### WHAT YOU ARE ASKED TO DO
Skip the pictures. Transcribe the rest of the data below without changing a word.

===============

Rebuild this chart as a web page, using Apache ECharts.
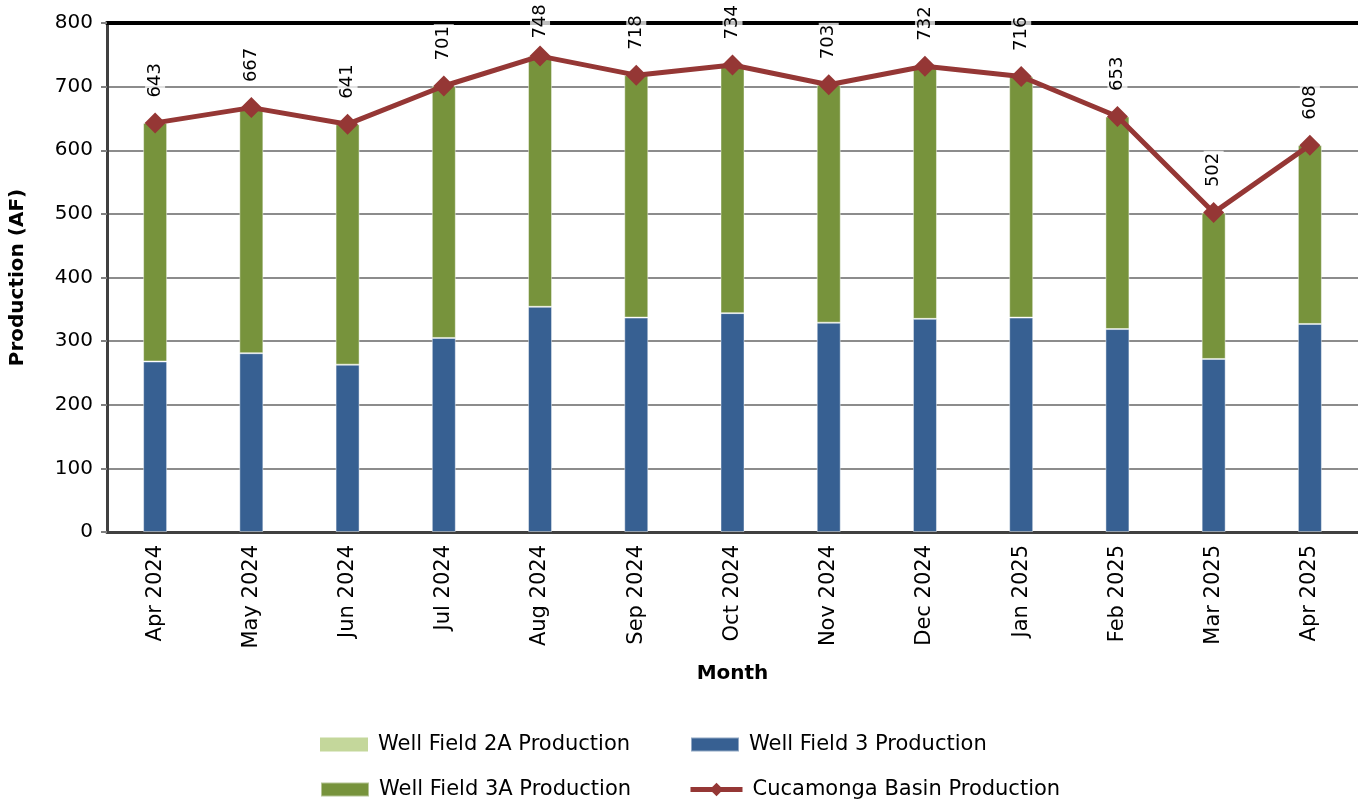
<!DOCTYPE html>
<html>
<head>
<meta charset="utf-8">
<script src="https://cdn.jsdelivr.net/npm/echarts@6/dist/echarts.min.js"></script>
<style>
  html, body { margin: 0; padding: 0; background: #fff; }
  #main { width: 1358px; height: 805px; }
</style>
</head>
<body>
<div id="main"></div>
<script>
const months = ['Apr 2024', 'May 2024', 'Jun 2024', 'Jul 2024', 'Aug 2024', 'Sep 2024', 'Oct 2024',
  'Nov 2024', 'Dec 2024', 'Jan 2025', 'Feb 2025', 'Mar 2025', 'Apr 2025']
const wellField2A = [0, 0, 0, 0, 0, 0, 0, 0, 0, 0, 0, 0, 0]
const wellField3 = [268, 281, 263, 305, 354, 337, 344, 329, 335, 337, 319, 272, 327]
const wellField3A = [375, 386, 378, 396, 394, 381, 390, 374, 397, 379, 334, 230, 281]
const basinTotal = [643, 667, 641, 701, 748, 718, 734, 703, 732, 716, 653, 502, 608]
const yTicks = { min: 0, max: 800, interval: 100 }

const FONT = 'DejaVu Sans'
const chart = echarts.init(document.getElementById('main'))

const legendBase = {
  padding: 0,
  itemWidth: 48,
  itemHeight: 14,
  itemGap: 6,
  textStyle: { fontFamily: FONT, fontSize: 21, color: '#000', padding: [0, 0, 0, 5] }
}

const option = {
  animation: false,
  backgroundColor: '#fff',
  grid: { left: 103, top: 23, width: 1258, bottom: 273 },
  legend: [
    { ...legendBase, left: 320, top: 734, icon: 'rect', data: ['Well Field 2A Production'] },
    { ...legendBase, left: 690, top: 734, icon: 'rect', data: ['Well Field 3 Production'] },
    { ...legendBase, left: 320, top: 779, icon: 'rect', data: ['Well Field 3A Production'] },
    { ...legendBase, left: 688, top: 779, itemWidth: 52, itemHeight: 17, lineStyle: { width: 5 },
      data: ['Cucamonga Basin Production'] }
  ],
  xAxis: [{
    type: 'category',
    data: months,
    name: 'Month',
    nameLocation: 'middle',
    nameGap: 132,
    nameTextStyle: { fontFamily: FONT, fontSize: 20, fontWeight: 'bold', color: '#000' },
    axisLine: { lineStyle: { color: '#404040', width: 3 } },
    axisTick: { length: 7, lineStyle: { color: '#808080', width: 2 } },
    axisLabel: { rotate: 90, margin: 13, fontFamily: FONT, fontSize: 21, color: '#000' }
  }, {
    type: 'category',
    data: months,
    position: 'top',
    axisLine: { lineStyle: { color: '#000', width: 4 } },
    axisTick: { show: false },
    axisLabel: { show: false }
  }],
  yAxis: {
    type: 'value',
    min: yTicks.min,
    max: yTicks.max,
    interval: yTicks.interval,
    name: 'Production (AF)',
    nameLocation: 'middle',
    nameGap: 79,
    nameTextStyle: { fontFamily: FONT, fontSize: 20, fontWeight: 'bold', color: '#000' },
    axisLine: { show: true, lineStyle: { color: '#404040', width: 3 } },
    axisTick: { show: true, length: 6, lineStyle: { color: '#808080', width: 2 } },
    axisLabel: { margin: 14, fontFamily: FONT, fontSize: 20, color: '#000' },
    splitLine: { lineStyle: { color: '#8c8c8c', width: 2 } }
  },
  series: [
    {
      name: 'Well Field 2A Production',
      type: 'bar',
      stack: 'prod',
      barWidth: 24,
      itemStyle: { color: '#c4d79b' },
      data: wellField2A
    },
    {
      name: 'Well Field 3 Production',
      type: 'bar',
      stack: 'prod',
      barWidth: 24,
      itemStyle: { color: '#376092', borderColor: 'rgba(255,255,255,0.45)', borderWidth: 1 },
      data: wellField3
    },
    {
      name: 'Well Field 3A Production',
      type: 'bar',
      stack: 'prod',
      barWidth: 24,
      itemStyle: { color: '#77933c', borderColor: 'rgba(255,255,255,0.45)', borderWidth: 1 },
      data: wellField3A
    },
    {
      name: 'Cucamonga Basin Production',
      type: 'line',
      z: 5,
      symbol: 'diamond',
      symbolSize: 21,
      lineStyle: { color: '#953735', width: 5 },
      itemStyle: { color: '#953735' },
      label: {
        show: true,
        position: 'top',
        distance: 13,
        rotate: 90,
        align: 'left',
        verticalAlign: 'middle',
        fontFamily: FONT,
        fontSize: 18,
        color: '#000',
        backgroundColor: 'rgba(255,255,255,0.75)',
        padding: [1, 2]
      },
      // the tallest label is pushed down so it stays inside the chart
      data: basinTotal.map(v => v > 740 ? { value: v, label: { distance: 5 } } : v)
    }
  ]
}

chart.setOption(option)
</script>
</body>
</html>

===============

### SOLUTION
Rebuild this chart as a web page, using Apache ECharts.
<!DOCTYPE html>
<html>
<head>
<meta charset="utf-8">
<script src="https://cdn.jsdelivr.net/npm/echarts@6/dist/echarts.min.js"></script>
<style>
  html, body { margin: 0; padding: 0; background: #fff; }
  #main { width: 1358px; height: 805px; }
</style>
</head>
<body>
<div id="main"></div>
<script>
const months = ['Apr 2024', 'May 2024', 'Jun 2024', 'Jul 2024', 'Aug 2024', 'Sep 2024', 'Oct 2024',
  'Nov 2024', 'Dec 2024', 'Jan 2025', 'Feb 2025', 'Mar 2025', 'Apr 2025']
const wellField2A = [0, 0, 0, 0, 0, 0, 0, 0, 0, 0, 0, 0, 0]
const wellField3 = [268, 281, 263, 305, 354, 337, 344, 329, 335, 337, 319, 272, 327]
const wellField3A = [375, 386, 378, 396, 394, 381, 390, 374, 397, 379, 334, 230, 281]
const basinTotal = [643, 667, 641, 701, 748, 718, 734, 703, 732, 716, 653, 502, 608]
const yTicks = { min: 0, max: 800, interval: 100 }

const FONT = 'DejaVu Sans'
const chart = echarts.init(document.getElementById('main'))

const legendBase = {
  padding: 0,
  itemWidth: 48,
  itemHeight: 14,
  itemGap: 6,
  textStyle: { fontFamily: FONT, fontSize: 21, color: '#000', padding: [0, 0, 0, 5] }
}

const option = {
  animation: false,
  backgroundColor: '#fff',
  grid: { left: 103, top: 23, width: 1258, bottom: 273 },
  legend: [
    { ...legendBase, left: 320, top: 734, icon: 'rect', data: ['Well Field 2A Production'] },
    { ...legendBase, left: 690, top: 734, icon: 'rect', data: ['Well Field 3 Production'] },
    { ...legendBase, left: 320, top: 779, icon: 'rect', data: ['Well Field 3A Production'] },
    { ...legendBase, left: 688, top: 779, itemWidth: 52, itemHeight: 17, lineStyle: { width: 5 },
      data: ['Cucamonga Basin Production'] }
  ],
  xAxis: [{
    type: 'category',
    data: months,
    name: 'Month',
    nameLocation: 'middle',
    nameGap: 132,
    nameTextStyle: { fontFamily: FONT, fontSize: 20, fontWeight: 'bold', color: '#000' },
    axisLine: { lineStyle: { color: '#404040', width: 3 } },
    axisTick: { length: 7, lineStyle: { color: '#808080', width: 2 } },
    axisLabel: { rotate: 90, margin: 13, fontFamily: FONT, fontSize: 21, color: '#000' }
  }, {
    type: 'category',
    data: months,
    position: 'top',
    axisLine: { lineStyle: { color: '#000', width: 4 } },
    axisTick: { show: false },
    axisLabel: { show: false }
  }],
  yAxis: {
    type: 'value',
    min: yTicks.min,
    max: yTicks.max,
    interval: yTicks.interval,
    name: 'Production (AF)',
    nameLocation: 'middle',
    nameGap: 79,
    nameTextStyle: { fontFamily: FONT, fontSize: 20, fontWeight: 'bold', color: '#000' },
    axisLine: { show: true, lineStyle: { color: '#404040', width: 3 } },
    axisTick: { show: true, length: 6, lineStyle: { color: '#808080', width: 2 } },
    axisLabel: { margin: 14, fontFamily: FONT, fontSize: 20, color: '#000' },
    splitLine: { lineStyle: { color: '#8c8c8c', width: 2 } }
  },
  series: [
    {
      name: 'Well Field 2A Production',
      type: 'bar',
      stack: 'prod',
      barWidth: 24,
      itemStyle: { color: '#c4d79b' },
      data: wellField2A
    },
    {
      name: 'Well Field 3 Production',
      type: 'bar',
      stack: 'prod',
      barWidth: 24,
      itemStyle: { color: '#376092', borderColor: 'rgba(255,255,255,0.45)', borderWidth: 1 },
      data: wellField3
    },
    {
      name: 'Well Field 3A Production',
      type: 'bar',
      stack: 'prod',
      barWidth: 24,
      itemStyle: { color: '#77933c', borderColor: 'rgba(255,255,255,0.45)', borderWidth: 1 },
      data: wellField3A
    },
    {
      name: 'Cucamonga Basin Production',
      type: 'line',
      z: 5,
      symbol: 'diamond',
      symbolSize: 21,
      lineStyle: { color: '#953735', width: 5 },
      itemStyle: { color: '#953735' },
      label: {
        show: true,
        position: 'top',
        distance: 13,
        rotate: 90,
        align: 'left',
        verticalAlign: 'middle',
        fontFamily: FONT,
        fontSize: 18,
        color: '#000',
        backgroundColor: 'rgba(255,255,255,0.75)',
        padding: [1, 2]
      },
      // the tallest label is pushed down so it stays inside the chart
      data: basinTotal.map(v => v > 740 ? { value: v, label: { distance: 5 } } : v)
    }
  ]
}

chart.setOption(option)
</script>
</body>
</html>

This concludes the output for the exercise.